Start of DATA BLOCK
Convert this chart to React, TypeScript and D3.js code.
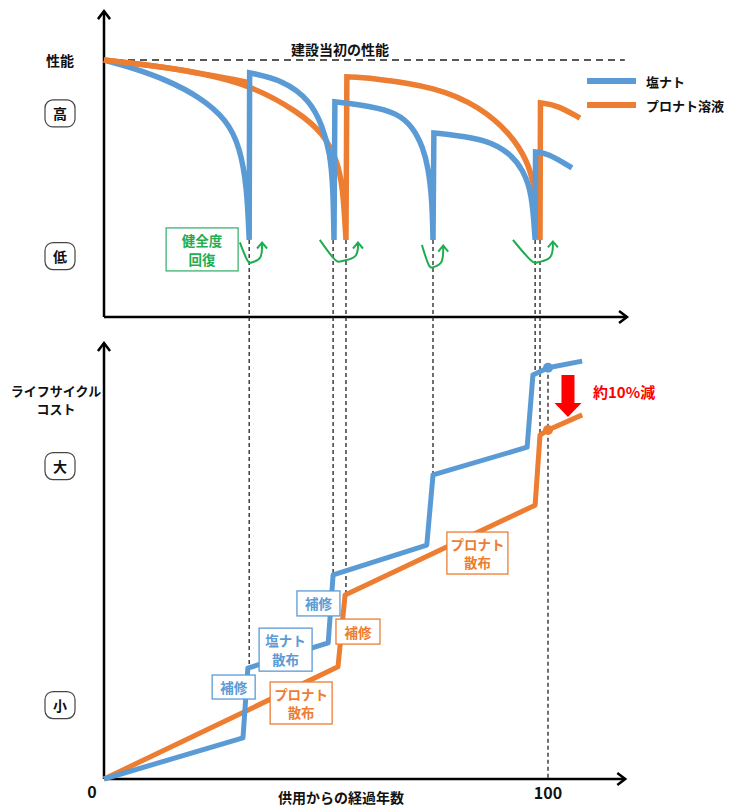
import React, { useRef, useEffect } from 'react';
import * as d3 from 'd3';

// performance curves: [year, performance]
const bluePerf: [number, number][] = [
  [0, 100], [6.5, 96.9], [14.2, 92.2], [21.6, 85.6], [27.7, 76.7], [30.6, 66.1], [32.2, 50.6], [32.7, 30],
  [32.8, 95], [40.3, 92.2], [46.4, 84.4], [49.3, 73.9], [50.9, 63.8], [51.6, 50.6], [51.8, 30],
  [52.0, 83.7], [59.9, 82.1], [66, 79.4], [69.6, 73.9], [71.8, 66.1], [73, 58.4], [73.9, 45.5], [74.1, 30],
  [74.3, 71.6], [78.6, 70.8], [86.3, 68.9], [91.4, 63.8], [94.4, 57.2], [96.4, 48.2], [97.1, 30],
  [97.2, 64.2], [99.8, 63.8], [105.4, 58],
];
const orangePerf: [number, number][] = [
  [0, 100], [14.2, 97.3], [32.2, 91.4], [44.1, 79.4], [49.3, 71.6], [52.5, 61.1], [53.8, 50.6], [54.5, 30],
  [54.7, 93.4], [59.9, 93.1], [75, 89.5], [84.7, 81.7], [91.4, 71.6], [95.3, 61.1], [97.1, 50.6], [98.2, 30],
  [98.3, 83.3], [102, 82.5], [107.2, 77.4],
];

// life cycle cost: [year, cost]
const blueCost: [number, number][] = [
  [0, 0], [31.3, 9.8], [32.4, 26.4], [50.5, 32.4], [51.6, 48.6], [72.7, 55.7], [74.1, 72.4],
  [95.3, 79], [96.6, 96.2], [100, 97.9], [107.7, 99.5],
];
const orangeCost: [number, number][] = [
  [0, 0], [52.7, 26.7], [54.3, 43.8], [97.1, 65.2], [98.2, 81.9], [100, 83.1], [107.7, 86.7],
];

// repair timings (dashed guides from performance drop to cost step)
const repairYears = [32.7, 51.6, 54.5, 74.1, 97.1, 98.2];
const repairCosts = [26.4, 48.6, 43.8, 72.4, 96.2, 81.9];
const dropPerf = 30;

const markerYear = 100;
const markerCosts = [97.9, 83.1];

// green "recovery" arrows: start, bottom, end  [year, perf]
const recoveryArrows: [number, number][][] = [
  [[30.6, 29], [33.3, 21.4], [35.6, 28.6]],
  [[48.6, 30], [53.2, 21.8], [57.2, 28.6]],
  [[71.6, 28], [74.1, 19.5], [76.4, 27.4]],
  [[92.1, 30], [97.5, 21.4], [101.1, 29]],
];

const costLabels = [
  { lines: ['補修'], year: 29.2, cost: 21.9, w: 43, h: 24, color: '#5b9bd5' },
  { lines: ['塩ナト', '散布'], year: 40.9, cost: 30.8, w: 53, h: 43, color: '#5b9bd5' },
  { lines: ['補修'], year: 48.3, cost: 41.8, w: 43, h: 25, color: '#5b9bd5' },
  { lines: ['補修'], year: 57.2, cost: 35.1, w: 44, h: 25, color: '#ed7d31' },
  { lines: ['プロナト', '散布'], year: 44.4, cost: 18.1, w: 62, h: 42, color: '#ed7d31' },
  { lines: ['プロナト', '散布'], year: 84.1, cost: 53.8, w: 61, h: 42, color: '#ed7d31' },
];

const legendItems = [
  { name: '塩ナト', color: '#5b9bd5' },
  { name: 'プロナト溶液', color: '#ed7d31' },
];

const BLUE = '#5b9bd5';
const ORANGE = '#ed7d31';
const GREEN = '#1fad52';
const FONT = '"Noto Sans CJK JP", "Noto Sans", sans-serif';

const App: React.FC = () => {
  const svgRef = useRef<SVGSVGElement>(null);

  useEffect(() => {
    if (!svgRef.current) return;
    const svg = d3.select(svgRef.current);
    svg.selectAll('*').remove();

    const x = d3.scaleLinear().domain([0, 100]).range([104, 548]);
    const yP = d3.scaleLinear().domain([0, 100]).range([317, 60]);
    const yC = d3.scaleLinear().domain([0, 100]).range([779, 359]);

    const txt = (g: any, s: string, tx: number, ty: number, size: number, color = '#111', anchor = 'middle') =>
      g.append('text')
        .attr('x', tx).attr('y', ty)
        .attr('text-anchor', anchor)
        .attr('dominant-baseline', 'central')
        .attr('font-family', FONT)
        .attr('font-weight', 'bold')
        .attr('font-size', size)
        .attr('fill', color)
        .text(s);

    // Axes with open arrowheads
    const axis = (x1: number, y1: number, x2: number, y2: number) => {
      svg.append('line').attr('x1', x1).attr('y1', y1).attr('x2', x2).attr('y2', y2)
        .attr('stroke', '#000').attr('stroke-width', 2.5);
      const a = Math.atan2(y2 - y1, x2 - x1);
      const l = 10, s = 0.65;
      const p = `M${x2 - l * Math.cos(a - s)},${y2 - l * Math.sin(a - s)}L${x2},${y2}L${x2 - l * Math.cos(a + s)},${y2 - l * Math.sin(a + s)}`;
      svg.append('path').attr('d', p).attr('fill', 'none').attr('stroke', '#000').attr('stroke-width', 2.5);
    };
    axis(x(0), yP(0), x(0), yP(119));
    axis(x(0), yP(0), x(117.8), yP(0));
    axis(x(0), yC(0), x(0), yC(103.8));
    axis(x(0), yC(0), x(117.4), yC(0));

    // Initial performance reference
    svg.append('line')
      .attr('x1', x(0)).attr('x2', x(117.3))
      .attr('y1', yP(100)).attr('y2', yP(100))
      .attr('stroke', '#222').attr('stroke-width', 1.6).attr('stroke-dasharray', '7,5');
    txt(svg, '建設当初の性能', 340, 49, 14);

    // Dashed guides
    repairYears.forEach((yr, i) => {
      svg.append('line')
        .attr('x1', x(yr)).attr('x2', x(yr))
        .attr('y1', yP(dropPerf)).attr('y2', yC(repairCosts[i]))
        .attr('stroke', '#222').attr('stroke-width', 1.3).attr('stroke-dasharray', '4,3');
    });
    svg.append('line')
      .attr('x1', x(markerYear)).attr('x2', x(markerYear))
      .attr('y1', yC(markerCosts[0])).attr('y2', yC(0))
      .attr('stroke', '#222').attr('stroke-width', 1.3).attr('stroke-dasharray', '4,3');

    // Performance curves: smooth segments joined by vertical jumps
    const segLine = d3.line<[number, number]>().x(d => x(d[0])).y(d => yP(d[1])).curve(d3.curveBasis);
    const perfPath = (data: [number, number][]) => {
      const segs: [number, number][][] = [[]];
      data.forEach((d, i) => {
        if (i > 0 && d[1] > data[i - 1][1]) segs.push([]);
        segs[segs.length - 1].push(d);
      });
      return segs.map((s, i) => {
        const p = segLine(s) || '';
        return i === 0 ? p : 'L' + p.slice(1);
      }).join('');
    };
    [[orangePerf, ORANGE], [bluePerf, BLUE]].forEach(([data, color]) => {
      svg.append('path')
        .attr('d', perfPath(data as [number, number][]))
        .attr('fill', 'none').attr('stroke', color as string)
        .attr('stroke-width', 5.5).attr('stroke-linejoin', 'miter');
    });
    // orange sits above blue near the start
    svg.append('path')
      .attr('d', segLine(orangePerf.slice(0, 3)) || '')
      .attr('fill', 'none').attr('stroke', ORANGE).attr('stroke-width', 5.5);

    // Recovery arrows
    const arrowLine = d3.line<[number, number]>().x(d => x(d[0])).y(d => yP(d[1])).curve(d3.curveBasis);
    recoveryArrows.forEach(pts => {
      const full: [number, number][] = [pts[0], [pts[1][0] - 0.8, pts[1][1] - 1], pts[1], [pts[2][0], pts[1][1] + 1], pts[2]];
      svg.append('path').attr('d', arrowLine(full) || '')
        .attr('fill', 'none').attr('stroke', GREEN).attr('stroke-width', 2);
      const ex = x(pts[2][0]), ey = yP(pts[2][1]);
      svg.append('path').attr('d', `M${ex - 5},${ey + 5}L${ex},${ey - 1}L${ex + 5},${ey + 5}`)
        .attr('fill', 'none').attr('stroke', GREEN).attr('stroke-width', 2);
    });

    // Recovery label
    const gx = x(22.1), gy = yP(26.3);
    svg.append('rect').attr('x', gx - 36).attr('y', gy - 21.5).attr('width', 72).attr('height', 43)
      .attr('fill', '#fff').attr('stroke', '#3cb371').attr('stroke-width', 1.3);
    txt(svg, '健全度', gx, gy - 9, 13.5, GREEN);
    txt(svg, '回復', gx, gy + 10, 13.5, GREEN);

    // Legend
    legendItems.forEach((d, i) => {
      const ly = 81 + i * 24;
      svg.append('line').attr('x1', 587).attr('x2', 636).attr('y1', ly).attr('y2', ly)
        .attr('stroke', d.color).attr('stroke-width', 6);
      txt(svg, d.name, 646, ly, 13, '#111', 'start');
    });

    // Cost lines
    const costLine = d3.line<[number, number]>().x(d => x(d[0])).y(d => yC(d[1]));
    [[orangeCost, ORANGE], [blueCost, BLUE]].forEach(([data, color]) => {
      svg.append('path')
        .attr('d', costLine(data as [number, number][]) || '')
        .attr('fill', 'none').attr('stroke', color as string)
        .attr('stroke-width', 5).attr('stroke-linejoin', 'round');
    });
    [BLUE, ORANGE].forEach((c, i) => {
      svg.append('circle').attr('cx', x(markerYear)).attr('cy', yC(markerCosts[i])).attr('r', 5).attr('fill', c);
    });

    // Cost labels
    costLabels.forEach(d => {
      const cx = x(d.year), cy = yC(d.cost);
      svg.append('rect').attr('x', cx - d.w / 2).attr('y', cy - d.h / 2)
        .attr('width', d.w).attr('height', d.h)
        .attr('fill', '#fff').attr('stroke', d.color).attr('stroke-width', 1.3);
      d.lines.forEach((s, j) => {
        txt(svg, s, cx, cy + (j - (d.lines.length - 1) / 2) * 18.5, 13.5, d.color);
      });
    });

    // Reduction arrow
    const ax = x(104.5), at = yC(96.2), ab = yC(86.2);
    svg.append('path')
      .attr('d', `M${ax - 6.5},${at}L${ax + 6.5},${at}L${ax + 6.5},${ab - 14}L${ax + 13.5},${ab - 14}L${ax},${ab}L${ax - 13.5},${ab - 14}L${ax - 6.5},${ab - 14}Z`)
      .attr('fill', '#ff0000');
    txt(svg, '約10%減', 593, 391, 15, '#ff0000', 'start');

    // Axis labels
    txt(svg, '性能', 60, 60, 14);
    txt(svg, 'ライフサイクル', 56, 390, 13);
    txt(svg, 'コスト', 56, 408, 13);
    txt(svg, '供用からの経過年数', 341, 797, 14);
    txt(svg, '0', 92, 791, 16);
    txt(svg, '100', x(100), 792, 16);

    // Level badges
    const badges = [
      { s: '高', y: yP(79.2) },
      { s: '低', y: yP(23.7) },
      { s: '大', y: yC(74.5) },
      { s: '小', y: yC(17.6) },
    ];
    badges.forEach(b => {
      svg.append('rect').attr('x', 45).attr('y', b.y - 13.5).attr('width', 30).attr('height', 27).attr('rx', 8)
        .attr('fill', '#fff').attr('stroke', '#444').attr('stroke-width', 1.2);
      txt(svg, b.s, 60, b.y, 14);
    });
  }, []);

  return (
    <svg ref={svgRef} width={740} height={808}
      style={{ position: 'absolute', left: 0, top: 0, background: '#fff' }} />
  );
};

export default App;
End of DATA BLOCK
WORK INSTRUCTIONS - Restate the data word for word from its first line through the line with "import * as d3 from 'd3';", leaving out any picture along the way.

REPLY -
Convert this chart to React, TypeScript and D3.js code.
import React, { useRef, useEffect } from 'react';
import * as d3 from 'd3';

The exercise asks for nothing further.